Patients on the investigational therapy had significantly lower risk of disease progression or death compared to those on the standard regimen. Treatment with nivolumab was also better tolerated by patients. After formal interim analysis, the SWOG Data and Safety Monitoring Committee recommended releasing the trial data, which showed positive results, in 2023. Now, a follow-up analysis has confirmed the findings. LeBlanc noted that successful conduct and analyses for the trial would not have been possible without Fred Hutch staff statistical colleague, Hongli Li, MS, also an author on the paper.
Based on the results, N+AVD should be a strong candidate for primary treatment in adolescent and adult populations with stage 3 or 4 Hodgkin lymphoma, according to the published report. Spurred by the promising findings, the maker of nivolumab, Bristol-Myers Squibb, intends to request approval from the U.S. Food and Drug Administration to use nivolumab in this clinical setting.
Like Tangen, LeBlanc champions the role of biostatisticians in careful study design.
“We try to limit the data points we’re bringing in, focusing on the key things we need in order to answer the questions for that study,” he said. “We want to do studies that have impact, so our goal is to keep the data ‘lean and mean.’”
LeBlanc has been with Fred Hutch for 30 years — not as long as the SWOG SDMC has been here, but long enough to have witnessed the center’s evolution.

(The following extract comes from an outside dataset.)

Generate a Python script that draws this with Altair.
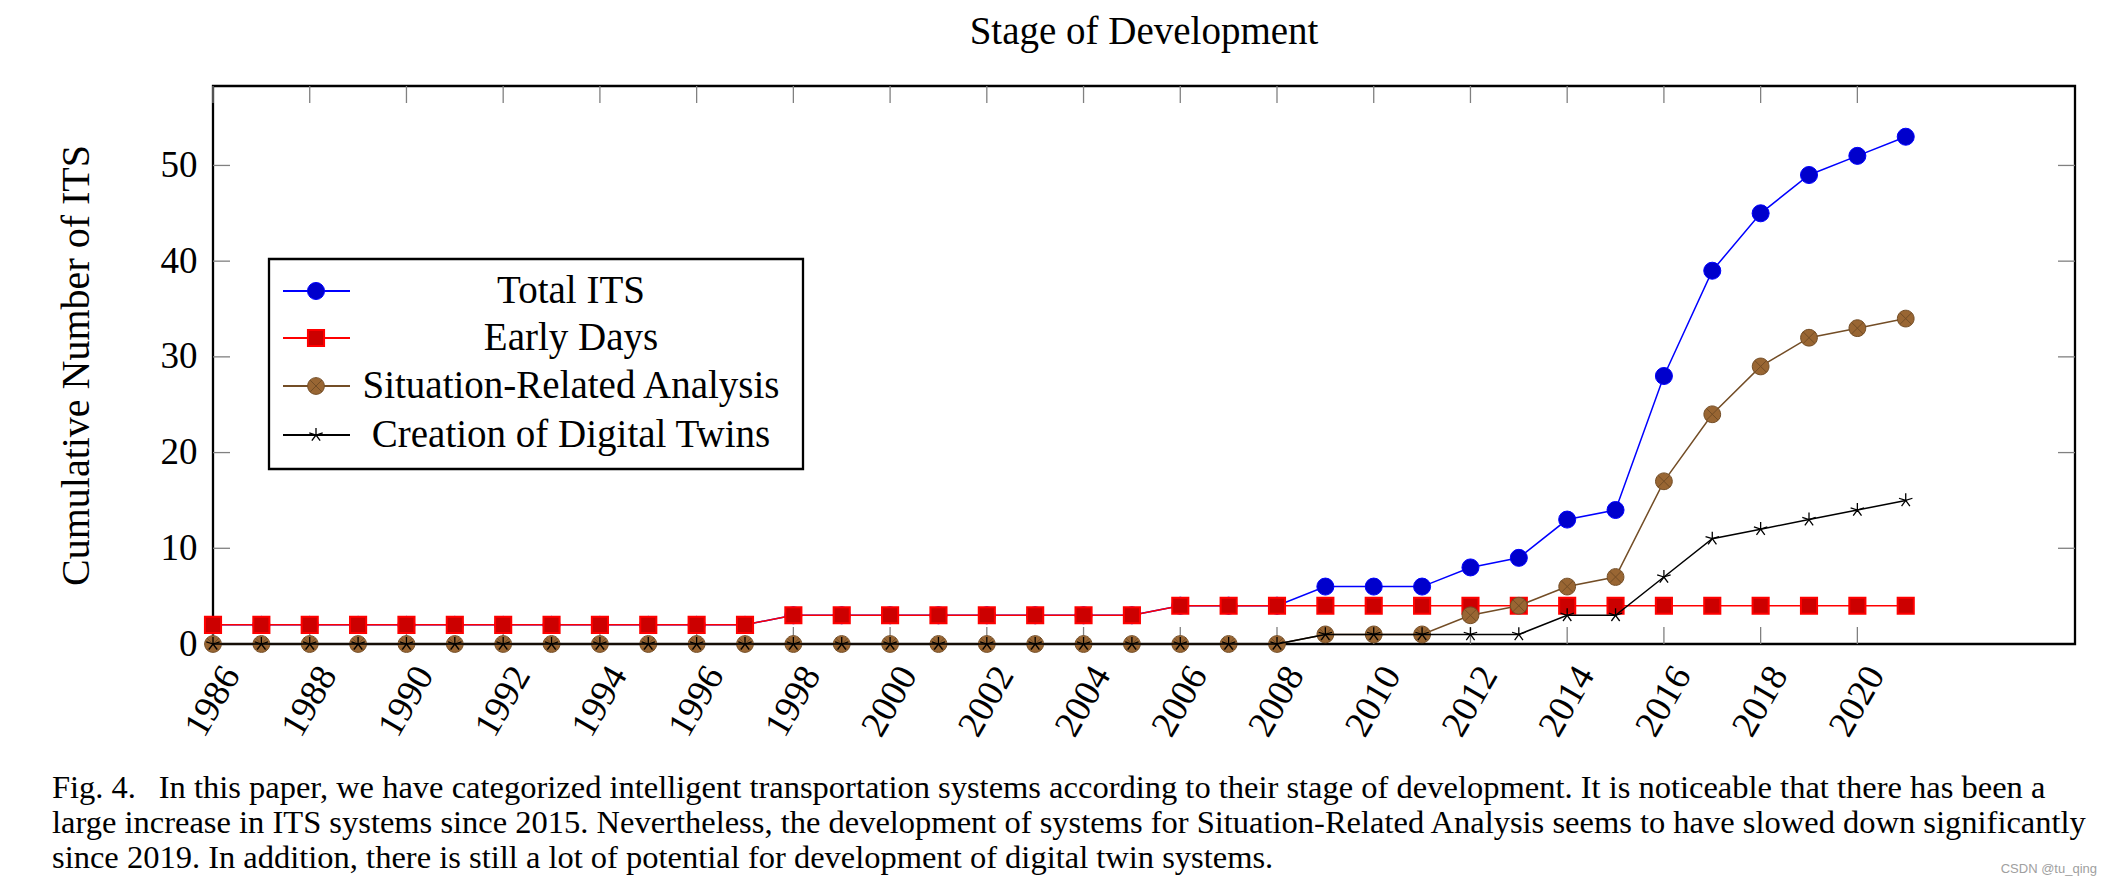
import altair as alt
import pandas as pd

# ---------------- data ----------------
years = [1986, 1987, 1988, 1989, 1990, 1991, 1992, 1993, 1994, 1995, 1996, 1997,
         1998, 1999, 2000, 2001, 2002, 2003, 2004, 2005, 2006, 2007, 2008, 2009,
         2010, 2011, 2012, 2013, 2014, 2015, 2016, 2017, 2018, 2019, 2020, 2021]
total_its = [2, 2, 2, 2, 2, 2, 2, 2, 2, 2, 2, 2,
             3, 3, 3, 3, 3, 3, 3, 3, 4, 4, 4, 6,
             6, 6, 8, 9, 13, 14, 28, 39, 45, 49, 51, 53]
early_days = [2, 2, 2, 2, 2, 2, 2, 2, 2, 2, 2, 2,
              3, 3, 3, 3, 3, 3, 3, 3, 4, 4, 4, 4,
              4, 4, 4, 4, 4, 4, 4, 4, 4, 4, 4, 4]
situation = [0, 0, 0, 0, 0, 0, 0, 0, 0, 0, 0, 0,
             0, 0, 0, 0, 0, 0, 0, 0, 0, 0, 0, 1,
             1, 1, 3, 4, 6, 7, 17, 24, 29, 32, 33, 34]
digital_twins = [0, 0, 0, 0, 0, 0, 0, 0, 0, 0, 0, 0,
                 0, 0, 0, 0, 0, 0, 0, 0, 0, 0, 0, 1,
                 1, 1, 1, 1, 3, 3, 7, 11, 12, 13, 14, 15]

series_names = ["Total ITS", "Early Days", "Situation-Related Analysis", "Creation of Digital Twins"]
series_values = [total_its, early_days, situation, digital_twins]

x_tick_values = [1986, 1988, 1990, 1992, 1994, 1996, 1998, 2000, 2002, 2004,
                 2006, 2008, 2010, 2012, 2014, 2016, 2018, 2020]
y_tick_values = [0, 10, 20, 30, 40, 50]
y_inner_ticks = [10, 20, 30, 40, 50]

title_text = "Stage of Development"
y_title = "Cumulative Number of ITS"
caption_lines = [
    "Fig. 4.\u2002\u2009In this paper, we have categorized intelligent transportation systems according to their stage of development. It is noticeable that there has been a",
    "large increase in ITS systems since 2015. Nevertheless, the development of systems for Situation-Related Analysis seems to have slowed down significantly",
    "since 2019. In addition, there is still a lot of potential for development of digital twin systems.",
]
watermark = "CSDN @tu_qing"

# ---------------- styles ----------------
SERIF = "Liberation Serif"
W, H = 1862, 558

STAR = "M0,0L0,-1M0,0L0.951,-0.309M0,0L0.588,0.809M0,0L-0.588,0.809M0,0L-0.951,-0.309"
OTIMES = ("M1,0A1,1 0 1,1 -1,0A1,1 0 1,1 1,0Z"
          "M-0.707,-0.707L0.707,0.707M-0.707,0.707L0.707,-0.707")

styles = [
    dict(line="#0000ff", shape="circle", fill="#0000cc", stroke="#0000ff", size=290, sw=1.0),
    dict(line="#ff0000", shape="square", fill="#cc0000", stroke="#ff0000", size=260, sw=2.0),
    dict(line="#734d26", shape=OTIMES, fill="#996633", stroke="#734d26", size=280, sw=1.0),
    dict(line="#000000", shape=STAR, fill="transparent", stroke="#000000", size=200, sw=1.3),
]

xscale = alt.Scale(domain=[1986, 2024.5], nice=False, zero=False)
yscale = alt.Scale(domain=[0, 58.3], nice=False, zero=True)

xaxis = alt.Axis(values=x_tick_values, format="d", labelAngle=-60, labelFont=SERIF,
                 labelFontSize=37, labelColor="black", labelPadding=25, labelOffset=18,
                 labelAlign="right", labelBaseline="middle",
                 ticks=False, tickSize=0, domain=False, grid=False, labelOverlap=False,
                 labelFlush=False)
yaxis = alt.Axis(values=y_tick_values, labelFont=SERIF, labelFontSize=37, labelColor="black",
                 labelPadding=16, ticks=False, tickSize=0, domain=False, grid=False,
                 titleFont=SERIF, titleFontSize=40, titleFontWeight="normal", titleColor="black",
                 titleX=-137, titleY=H / 2, titleAngle=270, titleAlign="center",
                 titleBaseline="middle", labelFlush=False)


def X(field):
    return alt.X(field, type="quantitative", scale=xscale, axis=xaxis, title=None)


def Y(field):
    return alt.Y(field, type="quantitative", scale=yscale, axis=yaxis, title=y_title)


layers = []

# inner ticks (pgfplots style)
xt = pd.DataFrame({"t": x_tick_values})
yt = pd.DataFrame({"v": y_inner_ticks})
TICK = dict(color="#808080", strokeWidth=1.3)
TL = 17
layers.append(alt.Chart(xt).mark_rule(**TICK).encode(x=X("t"), y=alt.value(H), y2=alt.value(H - TL)))
layers.append(alt.Chart(xt).mark_rule(**TICK).encode(x=X("t"), y=alt.value(0), y2=alt.value(TL)))
layers.append(alt.Chart(yt).mark_rule(**TICK).encode(y=Y("v"), x=alt.value(0), x2=alt.value(TL)))
layers.append(alt.Chart(yt).mark_rule(**TICK).encode(y=Y("v"), x=alt.value(W), x2=alt.value(W - TL)))

# series
for name, vals, st in zip(series_names, series_values, styles):
    df = pd.DataFrame({"year": years, "value": vals, "series": name})
    layers.append(alt.Chart(df).mark_line(color=st["line"], strokeWidth=1.5).encode(
        x=X("year"), y=Y("value")))
    layers.append(alt.Chart(df).mark_point(shape=st["shape"], fill=st["fill"], stroke=st["stroke"],
                                           strokeWidth=st["sw"], size=st["size"], opacity=1,
                                           filled=False).encode(x=X("year"), y=Y("value")))

# legend (manual, pgfplots look)
box = pd.DataFrame({"k": [0]})
layers.append(alt.Chart(box).mark_rect(fill="white", stroke="black", strokeWidth=2.3).encode(
    x=alt.value(56), x2=alt.value(590), y=alt.value(173), y2=alt.value(383)))
row_y = [205, 252, 300, 349]
for name, st, ry in zip(series_names, styles, row_y):
    d = pd.DataFrame({"label": [name]})
    layers.append(alt.Chart(d).mark_rule(color=st["line"], strokeWidth=2).encode(
        x=alt.value(70), x2=alt.value(137), y=alt.value(ry)))
    layers.append(alt.Chart(d).mark_point(shape=st["shape"], fill=st["fill"], stroke=st["stroke"],
                                          strokeWidth=st["sw"], size=st["size"], opacity=1,
                                          filled=False).encode(x=alt.value(103), y=alt.value(ry)))
    layers.append(alt.Chart(d).mark_text(font=SERIF, fontSize=39, color="black", align="center",
                                         baseline="middle").encode(
        x=alt.value(358), y=alt.value(ry), text="label:N"))

# title, caption and watermark as text
one = pd.DataFrame({"k": [0]})
layers.append(alt.Chart(one).mark_text(font=SERIF, fontSize=39, color="black", align="center",
                                       baseline="alphabetic").encode(
    x=alt.value(W / 2), y=alt.value(44 - 86), text=alt.value(title_text)))
layers.append(alt.Chart(one).mark_text(font=SERIF, fontSize=32.5, color="black", align="left",
                                       baseline="alphabetic", lineHeight=35).encode(
    x=alt.value(52 - 213), y=alt.value(798 - 86), text=alt.value(caption_lines)))
layers.append(alt.Chart(one).mark_text(font="Liberation Sans", fontSize=13, color="#a0a0a0",
                                       align="right", baseline="middle").encode(
    x=alt.value(2097 - 213), y=alt.value(869 - 86), text=alt.value(watermark)))

chart = alt.layer(*layers).properties(
    width=W, height=H,
    background="white",
    autosize=alt.AutoSizeParams(type="none"),
    padding={"left": 205, "top": 78, "right": 28, "bottom": 232},
).configure_view(stroke="black", strokeWidth=2.3)

chart.save("out.html", embed_options={"renderer": "svg", "actions": False})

“One of the accomplishments we’re quite proud of is that we adopted standards across diseases that we’ve used for a long time now, such as how the team codes for disease progression. While ‘progression’ for each disease, such as lymphoma versus leukemia versus melanoma, may have its own definition, progression appears in our database in a standard way. Standardized reporting mechanisms and tools help to ensure that the results of studies are reproducible — that following the same procedures will lead to the same answer,” he said, such as whether a particular treatment regimen is more effective in a certain type of patient and situation.
Teamwork underpins each successful study
Together, the SWOG SDMC at Fred Hutch and CRAB have more than 100 staff members who contribute to SWOG research in a variety of ways. Along with faculty biostatisticians, there are statistical research associates, statistical unit assistants, data coordinators, administrators, applications developers, information technology specialists and more. Both LeBlanc and Tangen stress that when their names appear on published manuscripts in the New England Journal of Medicine or elsewhere, they represent a multitude of staff members who’ve put in hours of meticulous work on both the statistical science and data management of the trials.
“So many people are part of the team,“ said Tangen. ”I’m a general for a huge army behind me.”